§ GIVEN REQUEST
Reproduce the listing below from the line with "Output the Python" to the line with "amp_y_ticks = [-4, -3, -2, -1, 0, 1, 2, 3, 4]", both lines included, character for character, minus any pictures.

§ Records from a data collection
____

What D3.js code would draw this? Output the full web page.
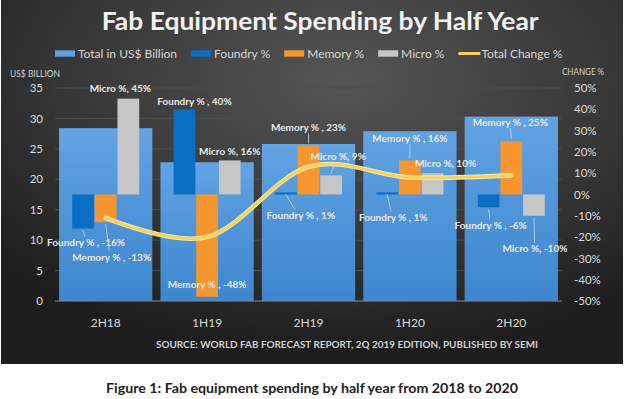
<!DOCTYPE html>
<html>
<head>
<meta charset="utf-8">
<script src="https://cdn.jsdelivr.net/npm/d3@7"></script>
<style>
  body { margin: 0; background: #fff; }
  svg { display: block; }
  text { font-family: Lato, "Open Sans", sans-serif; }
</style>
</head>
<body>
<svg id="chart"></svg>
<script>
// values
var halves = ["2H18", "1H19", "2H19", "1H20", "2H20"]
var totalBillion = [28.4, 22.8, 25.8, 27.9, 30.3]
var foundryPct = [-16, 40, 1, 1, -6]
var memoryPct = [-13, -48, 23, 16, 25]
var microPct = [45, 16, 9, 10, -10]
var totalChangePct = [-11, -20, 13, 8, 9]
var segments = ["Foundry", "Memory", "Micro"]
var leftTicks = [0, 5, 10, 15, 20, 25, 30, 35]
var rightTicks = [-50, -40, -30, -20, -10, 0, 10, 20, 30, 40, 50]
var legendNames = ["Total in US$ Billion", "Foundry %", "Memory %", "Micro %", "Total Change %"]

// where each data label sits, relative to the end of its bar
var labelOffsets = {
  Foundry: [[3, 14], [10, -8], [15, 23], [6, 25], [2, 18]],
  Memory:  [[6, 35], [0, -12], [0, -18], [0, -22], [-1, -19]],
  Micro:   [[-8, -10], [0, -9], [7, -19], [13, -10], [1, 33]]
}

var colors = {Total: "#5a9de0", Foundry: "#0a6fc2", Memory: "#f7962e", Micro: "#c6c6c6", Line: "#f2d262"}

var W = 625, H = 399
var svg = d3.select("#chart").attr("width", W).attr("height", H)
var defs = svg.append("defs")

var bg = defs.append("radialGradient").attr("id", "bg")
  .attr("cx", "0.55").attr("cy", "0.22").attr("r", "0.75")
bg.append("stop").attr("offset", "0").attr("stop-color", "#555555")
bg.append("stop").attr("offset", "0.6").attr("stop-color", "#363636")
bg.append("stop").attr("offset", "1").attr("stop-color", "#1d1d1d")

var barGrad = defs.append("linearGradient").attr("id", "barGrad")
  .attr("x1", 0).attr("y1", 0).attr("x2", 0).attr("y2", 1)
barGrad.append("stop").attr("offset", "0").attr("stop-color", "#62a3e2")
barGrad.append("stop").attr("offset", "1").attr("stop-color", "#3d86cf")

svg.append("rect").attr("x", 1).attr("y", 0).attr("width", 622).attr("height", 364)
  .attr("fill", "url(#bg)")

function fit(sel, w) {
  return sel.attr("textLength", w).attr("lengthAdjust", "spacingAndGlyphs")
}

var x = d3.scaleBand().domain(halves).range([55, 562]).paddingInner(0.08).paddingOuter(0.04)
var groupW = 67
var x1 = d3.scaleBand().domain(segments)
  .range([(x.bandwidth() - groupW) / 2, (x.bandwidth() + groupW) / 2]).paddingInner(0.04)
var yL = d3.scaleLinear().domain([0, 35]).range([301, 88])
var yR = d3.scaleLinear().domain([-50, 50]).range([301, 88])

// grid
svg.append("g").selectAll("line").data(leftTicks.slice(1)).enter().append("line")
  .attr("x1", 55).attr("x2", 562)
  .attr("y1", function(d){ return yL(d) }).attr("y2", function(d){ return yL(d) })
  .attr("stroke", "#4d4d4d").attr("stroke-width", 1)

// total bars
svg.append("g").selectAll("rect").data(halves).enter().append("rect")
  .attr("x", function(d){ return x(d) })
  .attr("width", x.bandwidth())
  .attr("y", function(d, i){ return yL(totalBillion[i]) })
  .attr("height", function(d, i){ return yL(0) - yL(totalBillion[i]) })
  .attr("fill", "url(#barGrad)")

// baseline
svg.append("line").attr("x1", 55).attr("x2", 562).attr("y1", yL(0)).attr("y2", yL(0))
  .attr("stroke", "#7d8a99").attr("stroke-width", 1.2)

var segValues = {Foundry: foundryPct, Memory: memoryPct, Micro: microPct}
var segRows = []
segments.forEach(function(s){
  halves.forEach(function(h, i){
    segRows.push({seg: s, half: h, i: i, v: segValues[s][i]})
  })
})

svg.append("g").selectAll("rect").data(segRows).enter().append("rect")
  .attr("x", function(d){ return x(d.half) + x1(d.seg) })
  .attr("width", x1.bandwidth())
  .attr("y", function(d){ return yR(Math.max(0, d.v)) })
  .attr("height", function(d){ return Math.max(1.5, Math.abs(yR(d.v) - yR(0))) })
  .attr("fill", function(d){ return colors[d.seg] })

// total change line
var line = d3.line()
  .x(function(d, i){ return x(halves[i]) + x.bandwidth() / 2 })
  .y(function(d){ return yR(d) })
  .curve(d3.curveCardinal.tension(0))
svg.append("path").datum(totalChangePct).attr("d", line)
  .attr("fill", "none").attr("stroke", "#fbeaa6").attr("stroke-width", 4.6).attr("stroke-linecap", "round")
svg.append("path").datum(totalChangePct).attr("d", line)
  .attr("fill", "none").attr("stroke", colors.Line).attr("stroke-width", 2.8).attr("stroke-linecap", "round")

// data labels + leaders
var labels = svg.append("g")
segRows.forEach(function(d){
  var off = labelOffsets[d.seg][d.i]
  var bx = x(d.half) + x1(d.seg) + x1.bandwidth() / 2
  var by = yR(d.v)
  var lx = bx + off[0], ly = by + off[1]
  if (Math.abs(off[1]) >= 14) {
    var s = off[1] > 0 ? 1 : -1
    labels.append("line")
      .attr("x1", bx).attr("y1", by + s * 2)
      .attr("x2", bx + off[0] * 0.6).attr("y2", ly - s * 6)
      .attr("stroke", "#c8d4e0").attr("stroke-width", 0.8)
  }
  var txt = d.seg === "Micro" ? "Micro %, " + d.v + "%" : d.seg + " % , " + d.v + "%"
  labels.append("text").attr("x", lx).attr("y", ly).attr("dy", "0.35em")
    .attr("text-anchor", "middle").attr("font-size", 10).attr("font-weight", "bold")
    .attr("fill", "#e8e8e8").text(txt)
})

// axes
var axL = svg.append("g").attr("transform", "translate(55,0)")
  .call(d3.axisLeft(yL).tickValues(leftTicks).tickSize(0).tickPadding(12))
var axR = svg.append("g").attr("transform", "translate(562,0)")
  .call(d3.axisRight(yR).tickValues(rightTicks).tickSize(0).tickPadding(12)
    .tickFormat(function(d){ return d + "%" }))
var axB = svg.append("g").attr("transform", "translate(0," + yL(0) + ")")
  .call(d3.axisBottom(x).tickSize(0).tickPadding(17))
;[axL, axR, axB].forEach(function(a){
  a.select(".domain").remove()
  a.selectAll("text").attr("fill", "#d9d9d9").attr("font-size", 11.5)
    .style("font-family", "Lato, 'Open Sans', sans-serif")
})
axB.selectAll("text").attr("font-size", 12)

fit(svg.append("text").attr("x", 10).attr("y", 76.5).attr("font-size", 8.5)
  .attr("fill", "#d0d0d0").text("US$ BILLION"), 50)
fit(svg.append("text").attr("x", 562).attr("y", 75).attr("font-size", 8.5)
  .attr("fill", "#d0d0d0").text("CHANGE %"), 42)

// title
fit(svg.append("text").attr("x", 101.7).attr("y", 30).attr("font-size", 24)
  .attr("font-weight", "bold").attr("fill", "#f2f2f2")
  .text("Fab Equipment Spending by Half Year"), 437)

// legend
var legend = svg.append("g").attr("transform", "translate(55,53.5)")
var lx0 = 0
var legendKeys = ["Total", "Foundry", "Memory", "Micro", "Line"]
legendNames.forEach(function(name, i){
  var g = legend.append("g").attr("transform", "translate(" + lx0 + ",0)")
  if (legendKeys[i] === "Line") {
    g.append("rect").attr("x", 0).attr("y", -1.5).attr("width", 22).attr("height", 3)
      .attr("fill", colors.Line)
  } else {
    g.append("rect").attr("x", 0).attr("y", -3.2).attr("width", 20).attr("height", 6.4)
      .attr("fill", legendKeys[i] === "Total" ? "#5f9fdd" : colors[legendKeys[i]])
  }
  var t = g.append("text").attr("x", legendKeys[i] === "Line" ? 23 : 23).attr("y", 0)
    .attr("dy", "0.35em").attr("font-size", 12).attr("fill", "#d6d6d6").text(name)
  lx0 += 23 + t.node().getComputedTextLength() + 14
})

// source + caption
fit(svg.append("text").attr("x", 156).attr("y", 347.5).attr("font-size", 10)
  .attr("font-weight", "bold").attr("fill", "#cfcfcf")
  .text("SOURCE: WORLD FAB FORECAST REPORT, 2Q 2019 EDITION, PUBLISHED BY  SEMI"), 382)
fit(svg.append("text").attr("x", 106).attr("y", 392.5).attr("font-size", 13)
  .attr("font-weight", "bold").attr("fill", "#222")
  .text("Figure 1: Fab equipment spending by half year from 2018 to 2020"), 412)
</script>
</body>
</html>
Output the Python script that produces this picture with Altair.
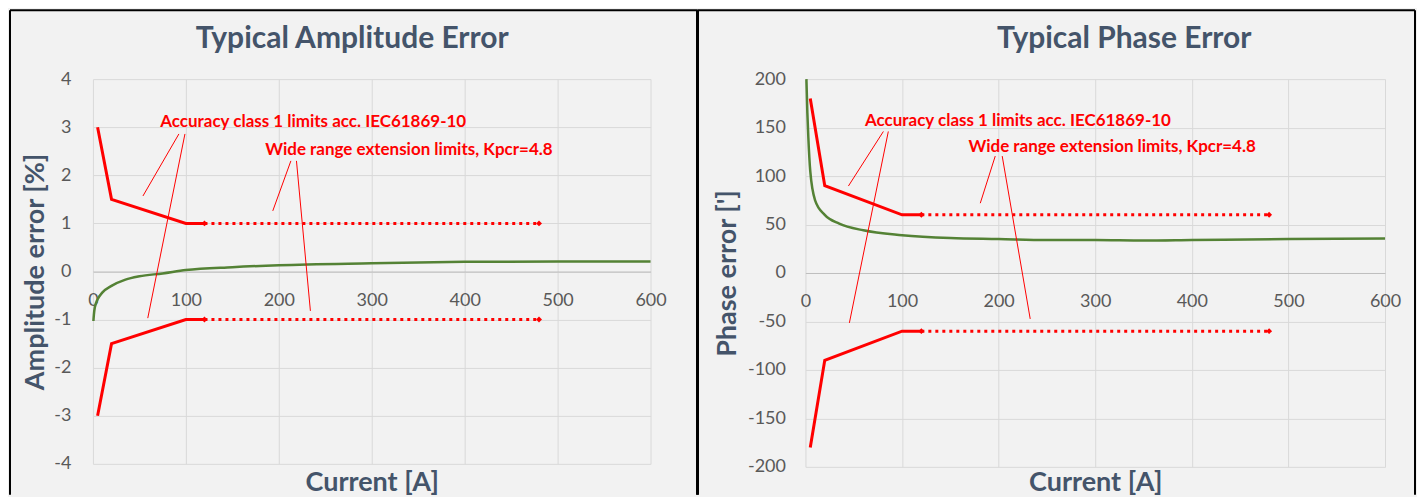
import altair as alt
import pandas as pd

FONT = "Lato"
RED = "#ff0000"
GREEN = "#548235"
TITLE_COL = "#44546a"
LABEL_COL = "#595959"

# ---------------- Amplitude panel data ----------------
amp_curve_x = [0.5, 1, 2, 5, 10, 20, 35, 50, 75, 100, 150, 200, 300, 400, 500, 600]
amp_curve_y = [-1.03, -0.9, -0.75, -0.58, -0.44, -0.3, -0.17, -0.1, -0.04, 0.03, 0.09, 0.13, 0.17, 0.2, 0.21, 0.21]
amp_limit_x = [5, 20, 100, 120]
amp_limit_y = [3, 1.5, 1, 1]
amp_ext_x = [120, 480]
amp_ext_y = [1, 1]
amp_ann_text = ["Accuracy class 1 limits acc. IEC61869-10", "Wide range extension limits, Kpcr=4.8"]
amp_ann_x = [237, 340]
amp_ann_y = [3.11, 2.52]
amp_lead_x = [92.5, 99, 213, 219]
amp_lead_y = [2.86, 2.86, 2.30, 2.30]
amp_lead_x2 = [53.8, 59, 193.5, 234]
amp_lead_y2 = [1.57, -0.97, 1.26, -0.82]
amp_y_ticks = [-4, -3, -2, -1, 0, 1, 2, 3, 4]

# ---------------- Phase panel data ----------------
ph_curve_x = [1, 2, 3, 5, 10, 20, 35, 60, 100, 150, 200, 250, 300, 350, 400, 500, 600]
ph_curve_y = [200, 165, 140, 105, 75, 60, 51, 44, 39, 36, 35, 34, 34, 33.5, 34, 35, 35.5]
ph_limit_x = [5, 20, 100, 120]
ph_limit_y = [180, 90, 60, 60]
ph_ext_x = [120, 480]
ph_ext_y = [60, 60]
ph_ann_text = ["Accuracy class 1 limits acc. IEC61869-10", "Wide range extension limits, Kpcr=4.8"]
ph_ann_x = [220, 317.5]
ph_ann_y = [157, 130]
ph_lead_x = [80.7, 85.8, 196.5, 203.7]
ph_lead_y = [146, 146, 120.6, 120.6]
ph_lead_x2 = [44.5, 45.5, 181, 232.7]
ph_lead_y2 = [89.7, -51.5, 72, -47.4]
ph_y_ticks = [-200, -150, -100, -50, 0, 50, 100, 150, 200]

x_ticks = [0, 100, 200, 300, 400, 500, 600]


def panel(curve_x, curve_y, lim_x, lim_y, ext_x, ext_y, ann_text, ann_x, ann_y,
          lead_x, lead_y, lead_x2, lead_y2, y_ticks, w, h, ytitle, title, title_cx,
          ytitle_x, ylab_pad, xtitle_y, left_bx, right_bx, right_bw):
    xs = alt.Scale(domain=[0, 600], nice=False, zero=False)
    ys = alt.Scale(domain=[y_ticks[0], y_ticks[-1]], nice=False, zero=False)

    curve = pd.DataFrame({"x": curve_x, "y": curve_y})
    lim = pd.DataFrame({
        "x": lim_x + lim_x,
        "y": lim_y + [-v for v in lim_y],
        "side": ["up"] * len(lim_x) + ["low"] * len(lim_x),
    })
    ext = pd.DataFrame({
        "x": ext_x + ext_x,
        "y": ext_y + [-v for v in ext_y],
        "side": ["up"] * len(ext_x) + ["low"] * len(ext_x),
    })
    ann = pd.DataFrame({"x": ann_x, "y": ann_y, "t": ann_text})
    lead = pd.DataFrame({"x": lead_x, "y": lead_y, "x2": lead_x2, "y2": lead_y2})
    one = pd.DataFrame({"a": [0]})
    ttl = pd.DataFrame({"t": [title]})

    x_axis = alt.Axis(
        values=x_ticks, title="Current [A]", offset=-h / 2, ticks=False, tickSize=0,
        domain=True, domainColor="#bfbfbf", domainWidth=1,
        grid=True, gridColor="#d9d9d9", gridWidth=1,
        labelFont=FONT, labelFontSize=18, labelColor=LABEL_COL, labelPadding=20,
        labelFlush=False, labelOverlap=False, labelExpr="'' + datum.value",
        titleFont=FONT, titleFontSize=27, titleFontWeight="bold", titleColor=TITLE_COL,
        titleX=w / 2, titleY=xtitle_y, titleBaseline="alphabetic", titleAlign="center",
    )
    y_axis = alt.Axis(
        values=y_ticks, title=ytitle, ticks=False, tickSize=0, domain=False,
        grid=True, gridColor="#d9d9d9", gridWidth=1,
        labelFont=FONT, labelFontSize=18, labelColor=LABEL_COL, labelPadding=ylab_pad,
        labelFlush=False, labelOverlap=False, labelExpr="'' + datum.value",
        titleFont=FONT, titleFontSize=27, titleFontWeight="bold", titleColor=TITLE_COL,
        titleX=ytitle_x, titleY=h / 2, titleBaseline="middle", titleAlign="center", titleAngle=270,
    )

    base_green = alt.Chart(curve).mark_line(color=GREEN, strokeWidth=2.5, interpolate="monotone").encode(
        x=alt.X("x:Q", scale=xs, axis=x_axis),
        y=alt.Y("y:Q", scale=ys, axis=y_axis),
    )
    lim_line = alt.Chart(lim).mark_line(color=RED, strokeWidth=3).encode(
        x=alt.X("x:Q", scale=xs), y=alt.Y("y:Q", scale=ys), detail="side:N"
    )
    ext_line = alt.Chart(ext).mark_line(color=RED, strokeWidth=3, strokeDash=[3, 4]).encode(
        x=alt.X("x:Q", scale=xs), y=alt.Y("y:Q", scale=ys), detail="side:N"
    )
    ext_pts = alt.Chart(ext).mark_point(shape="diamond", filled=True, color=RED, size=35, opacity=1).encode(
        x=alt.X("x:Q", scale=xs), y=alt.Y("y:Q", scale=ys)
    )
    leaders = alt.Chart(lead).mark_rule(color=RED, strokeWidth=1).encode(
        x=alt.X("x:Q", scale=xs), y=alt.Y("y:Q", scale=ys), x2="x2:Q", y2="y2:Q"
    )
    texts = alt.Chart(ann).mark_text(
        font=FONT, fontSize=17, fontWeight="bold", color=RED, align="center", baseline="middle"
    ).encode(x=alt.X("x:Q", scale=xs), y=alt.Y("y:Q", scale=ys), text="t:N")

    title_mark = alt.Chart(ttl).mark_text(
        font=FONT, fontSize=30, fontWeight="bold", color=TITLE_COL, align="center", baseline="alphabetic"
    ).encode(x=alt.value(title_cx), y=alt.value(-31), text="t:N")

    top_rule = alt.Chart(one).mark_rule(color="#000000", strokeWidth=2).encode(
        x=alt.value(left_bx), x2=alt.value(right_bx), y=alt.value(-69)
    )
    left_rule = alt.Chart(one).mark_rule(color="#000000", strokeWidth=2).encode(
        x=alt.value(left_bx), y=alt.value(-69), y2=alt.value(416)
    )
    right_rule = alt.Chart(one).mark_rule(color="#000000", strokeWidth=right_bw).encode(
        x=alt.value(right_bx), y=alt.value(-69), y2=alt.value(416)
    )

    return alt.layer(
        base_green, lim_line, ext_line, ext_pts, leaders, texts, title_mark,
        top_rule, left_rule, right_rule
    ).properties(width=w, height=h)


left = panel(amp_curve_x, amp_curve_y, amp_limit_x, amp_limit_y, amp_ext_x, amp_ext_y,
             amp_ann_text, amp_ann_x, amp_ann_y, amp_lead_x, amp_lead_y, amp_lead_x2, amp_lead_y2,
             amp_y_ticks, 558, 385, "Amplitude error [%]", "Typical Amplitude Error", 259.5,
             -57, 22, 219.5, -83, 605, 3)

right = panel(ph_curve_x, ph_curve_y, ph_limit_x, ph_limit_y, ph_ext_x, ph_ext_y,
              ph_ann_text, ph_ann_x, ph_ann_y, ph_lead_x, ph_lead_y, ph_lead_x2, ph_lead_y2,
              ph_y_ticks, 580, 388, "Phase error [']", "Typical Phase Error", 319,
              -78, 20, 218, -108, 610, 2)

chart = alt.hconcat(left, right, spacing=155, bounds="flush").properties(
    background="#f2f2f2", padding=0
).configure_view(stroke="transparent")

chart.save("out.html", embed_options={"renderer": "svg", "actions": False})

____

§ EXERCISE ANSWER
Output the Python script that produces this picture with Altair.
import altair as alt
import pandas as pd

FONT = "Lato"
RED = "#ff0000"
GREEN = "#548235"
TITLE_COL = "#44546a"
LABEL_COL = "#595959"

# ---------------- Amplitude panel data ----------------
amp_curve_x = [0.5, 1, 2, 5, 10, 20, 35, 50, 75, 100, 150, 200, 300, 400, 500, 600]
amp_curve_y = [-1.03, -0.9, -0.75, -0.58, -0.44, -0.3, -0.17, -0.1, -0.04, 0.03, 0.09, 0.13, 0.17, 0.2, 0.21, 0.21]
amp_limit_x = [5, 20, 100, 120]
amp_limit_y = [3, 1.5, 1, 1]
amp_ext_x = [120, 480]
amp_ext_y = [1, 1]
amp_ann_text = ["Accuracy class 1 limits acc. IEC61869-10", "Wide range extension limits, Kpcr=4.8"]
amp_ann_x = [237, 340]
amp_ann_y = [3.11, 2.52]
amp_lead_x = [92.5, 99, 213, 219]
amp_lead_y = [2.86, 2.86, 2.30, 2.30]
amp_lead_x2 = [53.8, 59, 193.5, 234]
amp_lead_y2 = [1.57, -0.97, 1.26, -0.82]
amp_y_ticks = [-4, -3, -2, -1, 0, 1, 2, 3, 4]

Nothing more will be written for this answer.